Thomas Andrews

No. 60, 64
- Positions: Tackle, center

Personal information
- Born: January 11, 1962 (age 64) Parma, Ohio, U.S.
- Listed height: 6 ft 4 in (1.93 m)
- Listed weight: 265 lb (120 kg)

Career information
- High school: Padua Franciscan (Parma)
- College: Louisville
- NFL draft: 1984: 4th round, 98th overall pick

Career history
- Chicago Bears (1984–1985); Cleveland Browns (1987)*; Seattle Seahawks (1987);
- * Offseason or practice squad member only

Awards and highlights
- Super Bowl champion (XX);

Career NFL statistics
- Games played: 23
- Games started: 2
- Stats at Pro Football Reference

= Tom Andrews (American football) =

American football player (born 1962)

Thomas Edward Andrews (born January 11, 1962) is an American former professional football player who was an offensive tackle and center in the National Football League (NFL).
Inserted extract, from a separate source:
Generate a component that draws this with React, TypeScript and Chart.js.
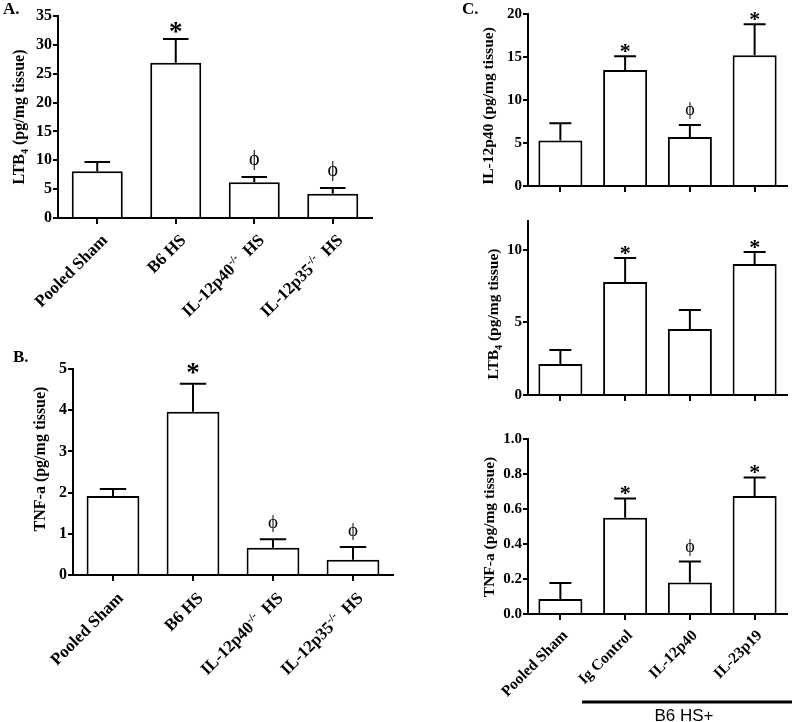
import React, { useEffect, useRef } from "react";
import { Chart, registerables } from "chart.js";

Chart.register(...registerables);

const SERIF = '"Liberation Serif", "Times New Roman", serif';
const SANS = '"Liberation Sans", Arial, sans-serif';

// ---------- data ----------
// ^..^ marks superscript, _.._ marks subscript
const categoriesAB = ["Pooled Sham", "B6 HS", "IL-12p40^-/-^  HS", "IL-12p35^-/-^  HS"];
const ltb4A = [8.1, 26.9, 6.2, 4.2];
const ltb4AErr = [1.6, 4.1, 0.9, 1.0];
const marksA = ["", "*", "ϕ", "ϕ"];

const tnfB = [1.92, 3.96, 0.66, 0.37];
const tnfBErr = [0.17, 0.68, 0.21, 0.31];
const marksB = ["", "*", "ϕ", "ϕ"];

const categoriesC = ["Pooled Sham", "Ig Control", "IL-12p40", "IL-23p19"];
const il12p40C = [5.3, 13.5, 5.7, 15.2];
const il12p40CErr = [2.0, 1.6, 1.4, 3.6];
const marksC1 = ["", "*", "ϕ", "*"];

const ltb4C = [2.14, 7.8, 4.55, 9.03];
const ltb4CErr = [0.97, 1.65, 1.31, 0.83];
const marksC2 = ["", "*", "", "*"];

const tnfC = [0.086, 0.55, 0.18, 0.674];
const tnfCErr = [0.091, 0.11, 0.12, 0.106];
const marksC3 = ["", "*", "ϕ", "*"];

const groupLabel = "B6 HS+";

// ---------- helpers ----------
type Part = { t: string; m: "n" | "sup" | "sub" };
function parseRich(s: string): Part[] {
  const parts: Part[] = [];
  let mode: "n" | "sup" | "sub" = "n";
  let buf = "";
  for (const ch of s) {
    if (ch === "^" || ch === "_") {
      if (buf) parts.push({ t: buf, m: mode });
      buf = "";
      mode = mode === "n" ? (ch === "^" ? "sup" : "sub") : "n";
    } else buf += ch;
  }
  if (buf) parts.push({ t: buf, m: mode });
  return parts;
}

function drawRich(ctx: CanvasRenderingContext2D, text: string, size: number, weight: string, x: number, y: number, align: "left" | "right" | "center") {
  const parts = parseRich(text);
  const fontOf = (m: string) => `${weight} ${m === "n" ? size : Math.round(size * 0.62)}px ${SERIF}`;
  ctx.textAlign = "left";
  ctx.textBaseline = "alphabetic";
  let total = 0;
  const widths = parts.map((p) => {
    ctx.font = fontOf(p.m);
    const w = ctx.measureText(p.t).width;
    total += w;
    return w;
  });
  let cx = align === "right" ? x - total : align === "center" ? x - total / 2 : x;
  parts.forEach((p, i) => {
    ctx.font = fontOf(p.m);
    const dy = p.m === "sup" ? -size * 0.38 : p.m === "sub" ? size * 0.22 : 0;
    ctx.fillText(p.t, cx, y + dy);
    cx += widths[i];
  });
}

type PanelCfg = {
  x: number; y: number; w: number; h: number;
  area: { l: number; t: number; r: number; b: number };
  cats: string[]; values: number[]; errs: number[]; marks: string[];
  max: number; step: number; decimals: number;
  title: string; titleX: number; titleY: number; titleSize: number;
  tickSize: number; labelSize: number; showLabels: boolean; labelDx: number; labelDy: number;
  barPct: number; starSize: number; starGap: number; phiSize: number; phiGap: number;
  letter?: string; letterX?: number; letterY?: number; letterSize?: number;
  group?: boolean;
};

const YW = 40;
const XH = 8;

const panels: PanelCfg[] = [
  {
    x: 0, y: 0, w: 400, h: 340, area: { l: 58, t: 16, r: 372, b: 218 },
    cats: categoriesAB, values: ltb4A, errs: ltb4AErr, marks: marksA,
    max: 35, step: 5, decimals: 0,
    title: "LTB_4_ (pg/mg tissue)", titleX: 19, titleY: 117, titleSize: 16,
    tickSize: 16, labelSize: 17, showLabels: true, labelDx: 11, labelDy: 23,
    barPct: 0.65, starSize: 27, starGap: -1, phiSize: 20, phiGap: 12,
    letter: "A.", letterX: 3, letterY: 14, letterSize: 17,
  },
  {
    x: 0, y: 340, w: 420, h: 382, area: { l: 73, t: 369, r: 393, b: 575 },
    cats: categoriesAB, values: tnfB, errs: tnfBErr, marks: marksB,
    max: 5, step: 1, decimals: 0,
    title: "TNF-a (pg/mg tissue)", titleX: 40, titleY: 459, titleSize: 16,
    tickSize: 16, labelSize: 17, showLabels: true, labelDx: 11, labelDy: 24,
    barPct: 0.66, starSize: 27, starGap: 3, phiSize: 19, phiGap: 11,
    letter: "B.", letterX: 13, letterY: 362, letterSize: 17,
  },
  {
    x: 455, y: 0, w: 338, h: 205, area: { l: 528, t: 14, r: 787, b: 186 },
    cats: categoriesC, values: il12p40C, errs: il12p40CErr, marks: marksC1,
    max: 20, step: 5, decimals: 0,
    title: "IL-12p40 (pg/mg tissue)", titleX: 488, titleY: 106, titleSize: 15.5,
    tickSize: 15, labelSize: 15.5, showLabels: false, labelDx: 8, labelDy: 22,
    barPct: 0.68, starSize: 22, starGap: -2, phiSize: 18, phiGap: 10,
    letter: "C.", letterX: 462, letterY: 14, letterSize: 17,
  },
  {
    x: 455, y: 205, w: 338, h: 215, area: { l: 528, t: 221, r: 787, b: 395 },
    cats: categoriesC, values: ltb4C, errs: ltb4CErr, marks: marksC2,
    max: 12, step: 5, decimals: 0,
    title: "LTB_4_ (pg/mg tissue)", titleX: 493, titleY: 314, titleSize: 15.5,
    tickSize: 15, labelSize: 15.5, showLabels: false, labelDx: 8, labelDy: 22,
    barPct: 0.68, starSize: 22, starGap: -2, phiSize: 18, phiGap: 10,
  },
  {
    x: 455, y: 420, w: 338, h: 302, area: { l: 528, t: 439, r: 787, b: 614 },
    cats: categoriesC, values: tnfC, errs: tnfCErr, marks: marksC3,
    max: 1.0, step: 0.2, decimals: 1,
    title: "TNF-a (pg/mg tissue)", titleX: 489, titleY: 527, titleSize: 15.5,
    tickSize: 15, labelSize: 15.5, showLabels: true, labelDx: 8, labelDy: 22,
    barPct: 0.68, starSize: 22, starGap: -1, phiSize: 18, phiGap: 10,
    group: true,
  },
];

function Panel({ cfg }: { cfg: PanelCfg }) {
  const ref = useRef<HTMLCanvasElement>(null);
  useEffect(() => {
    const c = cfg;
    const ox = c.x;
    const oy = c.y;
    const padding = {
      left: c.area.l - c.x - YW,
      top: c.area.t - c.y,
      right: c.x + c.w - c.area.r,
      bottom: c.y + c.h - c.area.b - XH,
    };
    const deco = {
      id: "deco",
      afterDatasetsDraw(chart: any) {
        const ctx: CanvasRenderingContext2D = chart.ctx;
        const meta = chart.getDatasetMeta(0);
        const ys = chart.scales.y;
        ctx.save();
        ctx.strokeStyle = "#000";
        ctx.fillStyle = "#000";
        ctx.lineWidth = 2;
        meta.data.forEach((bar: any, i: number) => {
          const v = c.values[i];
          const e = c.errs[i];
          const capY = ys.getPixelForValue(v + e);
          const cw = bar.width * 0.5;
          ctx.beginPath();
          ctx.moveTo(bar.x, bar.y);
          ctx.lineTo(bar.x, capY);
          ctx.moveTo(bar.x - cw / 2, capY);
          ctx.lineTo(bar.x + cw / 2, capY);
          ctx.stroke();
          const m = c.marks[i];
          if (m) {
            ctx.textAlign = "center";
            ctx.textBaseline = "alphabetic";
            if (m === "*") {
              ctx.font = `bold ${c.starSize}px ${SERIF}`;
              ctx.fillText(m, bar.x, capY - c.starGap);
            } else {
              ctx.font = `normal ${c.phiSize}px ${SERIF}`;
              ctx.fillText(m, bar.x, capY - c.phiGap);
            }
          }
        });
        ctx.restore();
      },
      afterDraw(chart: any) {
        const ctx: CanvasRenderingContext2D = chart.ctx;
        const xs = chart.scales.x;
        const ca = chart.chartArea;
        ctx.save();
        ctx.fillStyle = "#000";
        ctx.strokeStyle = "#000";
        if (c.showLabels) {
          c.cats.forEach((lab, i) => {
            const tx = xs.getPixelForTick(i);
            ctx.save();
            ctx.translate(tx + c.labelDx, ca.bottom + c.labelDy);
            ctx.rotate(-Math.PI / 4);
            drawRich(ctx, lab, c.labelSize, "bold", 0, 0, "right");
            ctx.restore();
          });
        }
        // y title
        ctx.save();
        ctx.translate(c.titleX - ox, c.titleY - oy);
        ctx.rotate(-Math.PI / 2);
        drawRich(ctx, c.title, c.titleSize, "bold", 0, c.titleSize * 0.33, "center");
        ctx.restore();
        if (c.letter) {
          ctx.font = `bold ${c.letterSize}px ${SERIF}`;
          ctx.textAlign = "left";
          ctx.textBaseline = "alphabetic";
          ctx.fillText(c.letter, (c.letterX as number) - ox, (c.letterY as number) - oy);
        }
        if (c.group) {
          ctx.lineWidth = 3;
          ctx.beginPath();
          ctx.moveTo(582 - ox, 702 - oy);
          ctx.lineTo(792 - ox, 702 - oy);
          ctx.stroke();
          ctx.font = `normal 17px ${SANS}`;
          ctx.textAlign = "center";
          ctx.textBaseline = "alphabetic";
          ctx.fillText(groupLabel, 684 - ox, 721 - oy);
        }
        ctx.restore();
      },
    };
    const chart = new Chart(ref.current as HTMLCanvasElement, {
      type: "bar",
      data: {
        labels: c.cats,
        datasets: [
          {
            data: c.values,
            backgroundColor: "#ffffff",
            borderColor: "#000000",
            borderWidth: 2,
            categoryPercentage: 1,
            barPercentage: c.barPct,
          },
        ],
      },
      options: {
        responsive: false,
        animation: false,
        devicePixelRatio: 1,
        layout: { padding },
        plugins: { legend: { display: false }, tooltip: { enabled: false } },
        scales: {
          x: {
            grid: { display: true, drawOnChartArea: false, offset: false, tickLength: 6, lineWidth: 2, color: "#000" },
            border: { display: true, width: 2, color: "#000" },
            ticks: { display: false },
            afterFit: (s: any) => { s.height = XH; },
          },
          y: {
            min: 0,
            max: c.max,
            grid: { drawOnChartArea: false, tickLength: 5, lineWidth: 2, color: "#000" },
            border: { display: true, width: 2, color: "#000" },
            ticks: {
              stepSize: c.step,
              color: "#000",
              padding: 1,
              font: { family: SERIF, size: c.tickSize, weight: "bold" },
              callback: (v: any) => Number(v).toFixed(c.decimals),
            },
            afterBuildTicks: (s: any) => {
              s.ticks = s.ticks.filter((t: any) => {
                const r = t.value / c.step;
                return Math.abs(r - Math.round(r)) < 1e-6;
              });
            },
            afterFit: (s: any) => { s.width = YW; },
          },
        },
      } as any,
      plugins: [deco],
    });
    return () => chart.destroy();
  }, [cfg]);
  return (
    <canvas
      ref={ref}
      width={cfg.w}
      height={cfg.h}
      style={{ position: "absolute", left: cfg.x, top: cfg.y, width: cfg.w, height: cfg.h }}
    />
  );
}

export default function App() {
  return (
    <div style={{ position: "absolute", left: 0, top: 0, width: 793, height: 722, background: "#fff", overflow: "hidden" }}>
      {panels.map((p, i) => (
        <Panel key={i} cfg={p} />
      ))}
    </div>
  );
}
He played college football for the Louisville Cardinals and was selected by the Chicago Bears in the fourth round of the 1984 NFL draft with the 98th overall pick. He played three seasons in the NFL, two for the Bears (1984–1985) and one for the Seattle Seahawks (1987). He was a member of the 1985 Bears Super Bowl XX winning team.

Andrews is currently the senior director of development for Papa John's Pizza.